++++ DATA SUPPLIED ++++

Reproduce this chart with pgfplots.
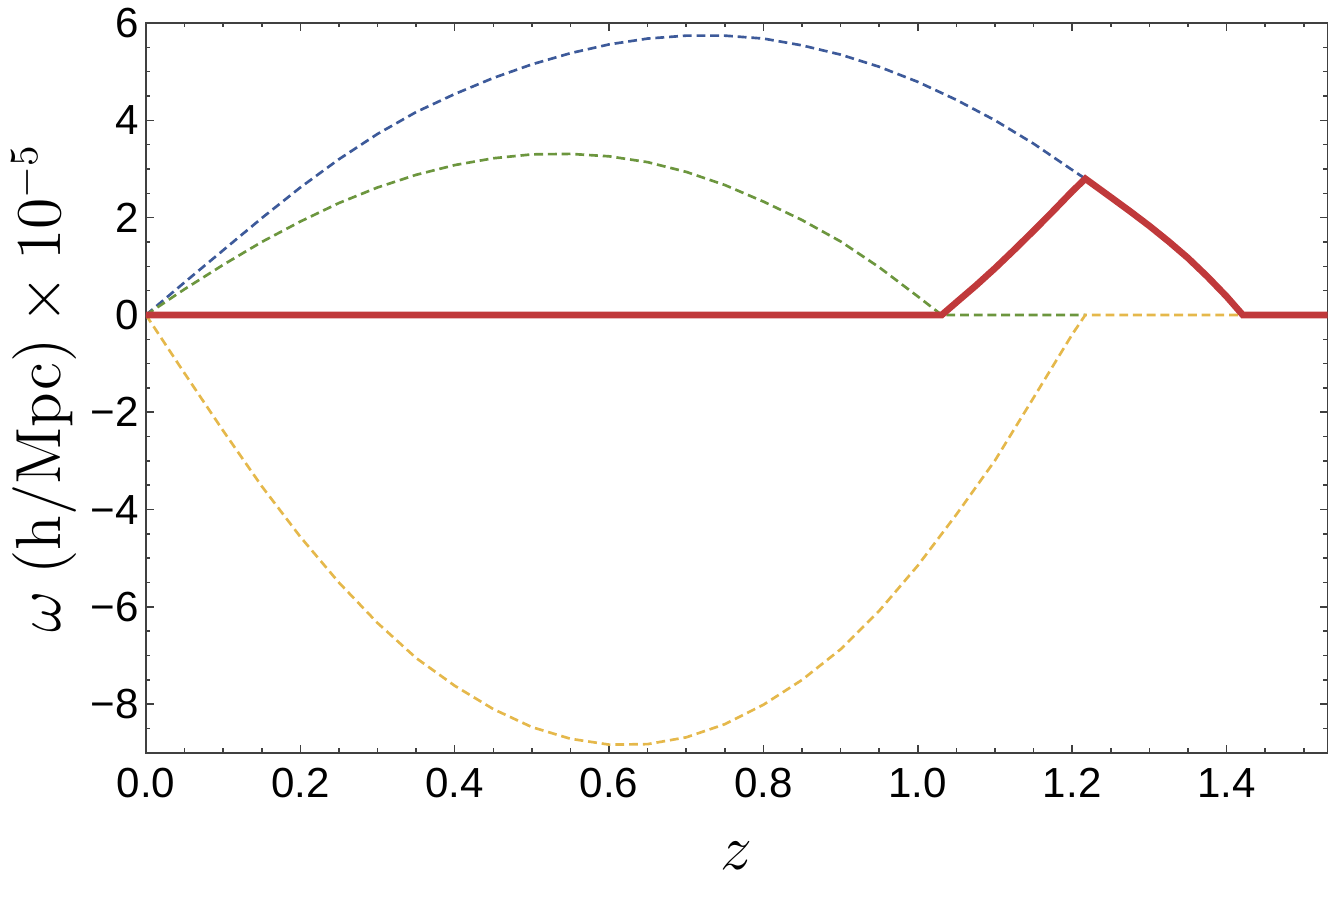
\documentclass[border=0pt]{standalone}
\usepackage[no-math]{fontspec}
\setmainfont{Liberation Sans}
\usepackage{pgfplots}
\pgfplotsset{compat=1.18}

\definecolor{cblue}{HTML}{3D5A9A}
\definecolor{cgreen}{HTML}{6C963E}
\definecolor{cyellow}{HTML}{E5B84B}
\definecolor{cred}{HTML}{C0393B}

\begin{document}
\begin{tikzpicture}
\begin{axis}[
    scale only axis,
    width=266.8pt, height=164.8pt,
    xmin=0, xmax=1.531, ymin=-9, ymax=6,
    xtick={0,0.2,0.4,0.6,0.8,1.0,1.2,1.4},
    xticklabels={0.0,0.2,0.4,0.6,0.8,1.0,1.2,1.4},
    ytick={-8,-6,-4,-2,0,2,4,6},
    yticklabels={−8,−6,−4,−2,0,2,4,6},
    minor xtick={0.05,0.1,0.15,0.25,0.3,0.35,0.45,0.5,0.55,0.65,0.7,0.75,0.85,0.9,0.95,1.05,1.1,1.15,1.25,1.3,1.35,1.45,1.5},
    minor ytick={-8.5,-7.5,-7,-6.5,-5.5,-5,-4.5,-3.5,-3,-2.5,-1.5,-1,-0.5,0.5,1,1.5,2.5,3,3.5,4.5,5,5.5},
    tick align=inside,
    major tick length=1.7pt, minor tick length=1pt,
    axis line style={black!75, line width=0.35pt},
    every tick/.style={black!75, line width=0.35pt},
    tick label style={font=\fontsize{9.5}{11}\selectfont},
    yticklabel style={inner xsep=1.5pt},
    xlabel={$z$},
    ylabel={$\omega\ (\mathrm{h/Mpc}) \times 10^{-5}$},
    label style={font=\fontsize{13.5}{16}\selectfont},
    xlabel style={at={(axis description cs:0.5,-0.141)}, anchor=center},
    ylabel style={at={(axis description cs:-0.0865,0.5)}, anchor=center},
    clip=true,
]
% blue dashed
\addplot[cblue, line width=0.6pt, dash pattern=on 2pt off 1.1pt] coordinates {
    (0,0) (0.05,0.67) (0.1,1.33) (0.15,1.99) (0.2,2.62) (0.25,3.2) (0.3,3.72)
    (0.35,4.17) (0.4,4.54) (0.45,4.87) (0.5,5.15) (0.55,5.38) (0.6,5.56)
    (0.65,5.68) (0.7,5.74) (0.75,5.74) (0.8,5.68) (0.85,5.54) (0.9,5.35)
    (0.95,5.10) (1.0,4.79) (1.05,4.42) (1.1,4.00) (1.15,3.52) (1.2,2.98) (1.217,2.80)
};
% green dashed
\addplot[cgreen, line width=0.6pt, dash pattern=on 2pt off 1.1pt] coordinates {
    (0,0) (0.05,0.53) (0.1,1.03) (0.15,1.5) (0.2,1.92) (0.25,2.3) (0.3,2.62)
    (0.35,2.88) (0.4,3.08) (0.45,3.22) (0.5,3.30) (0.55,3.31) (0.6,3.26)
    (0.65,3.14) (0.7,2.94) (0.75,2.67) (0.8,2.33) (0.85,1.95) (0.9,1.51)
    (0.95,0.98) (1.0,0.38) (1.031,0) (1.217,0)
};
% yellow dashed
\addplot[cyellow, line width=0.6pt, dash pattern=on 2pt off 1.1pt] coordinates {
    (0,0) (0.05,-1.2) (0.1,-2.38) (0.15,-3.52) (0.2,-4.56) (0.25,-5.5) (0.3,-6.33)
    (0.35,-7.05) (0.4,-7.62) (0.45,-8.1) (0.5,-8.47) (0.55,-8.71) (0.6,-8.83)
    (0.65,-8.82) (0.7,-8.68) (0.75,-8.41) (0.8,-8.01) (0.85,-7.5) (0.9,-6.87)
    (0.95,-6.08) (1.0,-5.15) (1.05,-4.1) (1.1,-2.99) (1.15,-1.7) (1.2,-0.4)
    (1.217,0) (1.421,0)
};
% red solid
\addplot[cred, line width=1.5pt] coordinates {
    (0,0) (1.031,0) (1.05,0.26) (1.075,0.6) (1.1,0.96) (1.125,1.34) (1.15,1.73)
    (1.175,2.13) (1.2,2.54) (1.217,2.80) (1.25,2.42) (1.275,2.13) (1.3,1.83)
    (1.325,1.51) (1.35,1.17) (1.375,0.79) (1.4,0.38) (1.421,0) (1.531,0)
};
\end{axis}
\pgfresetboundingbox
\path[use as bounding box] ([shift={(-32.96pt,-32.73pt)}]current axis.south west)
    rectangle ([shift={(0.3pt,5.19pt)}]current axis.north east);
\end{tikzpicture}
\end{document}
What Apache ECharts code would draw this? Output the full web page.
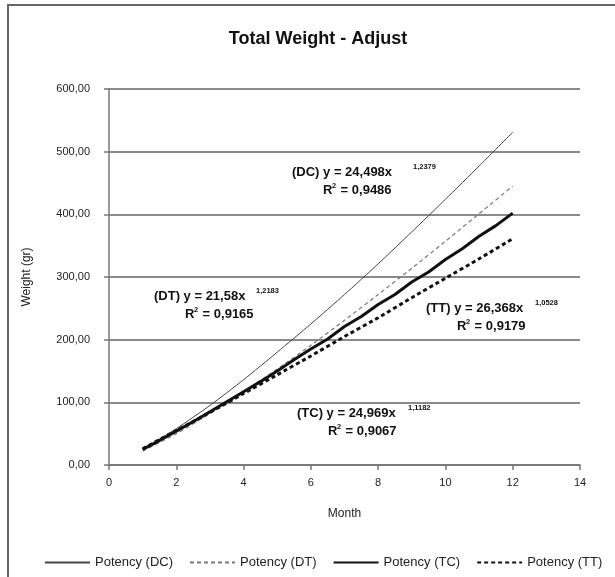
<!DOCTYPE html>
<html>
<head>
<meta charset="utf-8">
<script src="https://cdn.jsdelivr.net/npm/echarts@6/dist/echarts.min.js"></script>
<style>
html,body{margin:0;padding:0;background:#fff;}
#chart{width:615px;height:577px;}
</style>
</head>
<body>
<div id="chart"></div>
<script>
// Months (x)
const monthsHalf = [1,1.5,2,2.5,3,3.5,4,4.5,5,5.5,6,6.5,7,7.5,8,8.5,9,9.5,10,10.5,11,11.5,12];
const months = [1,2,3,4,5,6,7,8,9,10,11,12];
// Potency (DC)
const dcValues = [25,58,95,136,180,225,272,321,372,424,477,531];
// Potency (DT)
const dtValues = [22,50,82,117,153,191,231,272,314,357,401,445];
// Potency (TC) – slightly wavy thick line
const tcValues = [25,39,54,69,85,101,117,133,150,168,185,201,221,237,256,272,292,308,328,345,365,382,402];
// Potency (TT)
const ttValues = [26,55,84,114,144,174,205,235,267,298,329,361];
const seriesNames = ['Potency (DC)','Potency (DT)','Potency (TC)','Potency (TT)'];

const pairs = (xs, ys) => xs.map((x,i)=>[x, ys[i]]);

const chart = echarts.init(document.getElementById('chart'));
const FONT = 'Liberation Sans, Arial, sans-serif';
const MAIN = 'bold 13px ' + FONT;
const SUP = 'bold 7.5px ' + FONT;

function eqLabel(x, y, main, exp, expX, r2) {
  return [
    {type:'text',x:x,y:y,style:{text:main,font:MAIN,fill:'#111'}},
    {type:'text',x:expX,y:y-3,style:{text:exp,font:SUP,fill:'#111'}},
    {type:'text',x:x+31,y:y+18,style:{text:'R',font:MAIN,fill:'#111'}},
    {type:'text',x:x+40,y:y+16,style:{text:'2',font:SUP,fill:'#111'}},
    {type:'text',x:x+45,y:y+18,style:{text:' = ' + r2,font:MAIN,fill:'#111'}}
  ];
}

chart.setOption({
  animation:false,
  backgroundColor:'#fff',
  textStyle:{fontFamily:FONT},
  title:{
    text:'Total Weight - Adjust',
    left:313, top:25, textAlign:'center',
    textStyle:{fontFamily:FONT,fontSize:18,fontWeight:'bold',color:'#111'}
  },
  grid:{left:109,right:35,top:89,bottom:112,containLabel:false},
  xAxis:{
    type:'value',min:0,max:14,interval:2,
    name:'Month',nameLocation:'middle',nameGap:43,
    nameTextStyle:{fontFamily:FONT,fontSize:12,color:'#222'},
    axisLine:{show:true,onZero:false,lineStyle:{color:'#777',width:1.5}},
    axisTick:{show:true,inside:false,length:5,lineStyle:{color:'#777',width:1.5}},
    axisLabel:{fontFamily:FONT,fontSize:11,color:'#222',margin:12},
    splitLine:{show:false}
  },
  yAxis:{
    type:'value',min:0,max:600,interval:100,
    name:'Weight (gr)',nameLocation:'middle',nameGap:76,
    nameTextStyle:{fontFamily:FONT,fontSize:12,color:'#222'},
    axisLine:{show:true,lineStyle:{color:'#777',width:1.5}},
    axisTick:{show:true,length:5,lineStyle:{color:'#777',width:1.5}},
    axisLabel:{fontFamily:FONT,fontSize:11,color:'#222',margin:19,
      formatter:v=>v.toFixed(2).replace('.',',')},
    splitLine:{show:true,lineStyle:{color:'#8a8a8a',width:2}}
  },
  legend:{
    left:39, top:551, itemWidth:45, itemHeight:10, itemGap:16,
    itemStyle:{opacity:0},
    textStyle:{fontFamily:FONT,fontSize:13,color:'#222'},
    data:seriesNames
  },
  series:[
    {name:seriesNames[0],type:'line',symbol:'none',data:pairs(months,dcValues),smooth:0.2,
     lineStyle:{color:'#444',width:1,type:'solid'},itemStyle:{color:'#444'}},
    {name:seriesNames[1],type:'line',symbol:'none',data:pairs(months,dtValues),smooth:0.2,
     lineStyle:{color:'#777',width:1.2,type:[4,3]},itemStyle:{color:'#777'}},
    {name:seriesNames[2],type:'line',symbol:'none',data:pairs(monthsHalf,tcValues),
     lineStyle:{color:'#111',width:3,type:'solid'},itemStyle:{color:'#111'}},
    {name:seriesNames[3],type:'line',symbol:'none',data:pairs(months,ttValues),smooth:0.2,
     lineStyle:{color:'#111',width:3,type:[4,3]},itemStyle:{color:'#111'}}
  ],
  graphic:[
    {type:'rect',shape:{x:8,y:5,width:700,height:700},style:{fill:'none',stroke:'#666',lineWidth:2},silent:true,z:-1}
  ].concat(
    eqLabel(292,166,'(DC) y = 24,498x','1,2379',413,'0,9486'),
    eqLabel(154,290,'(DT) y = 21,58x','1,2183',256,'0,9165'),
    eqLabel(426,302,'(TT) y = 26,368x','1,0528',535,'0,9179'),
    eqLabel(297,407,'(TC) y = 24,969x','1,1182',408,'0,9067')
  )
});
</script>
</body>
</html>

++++

EXERCISE: Tally up the lines holding the word "this" in the data above, and answer with that figure only.

ANSWER IN FULL: 2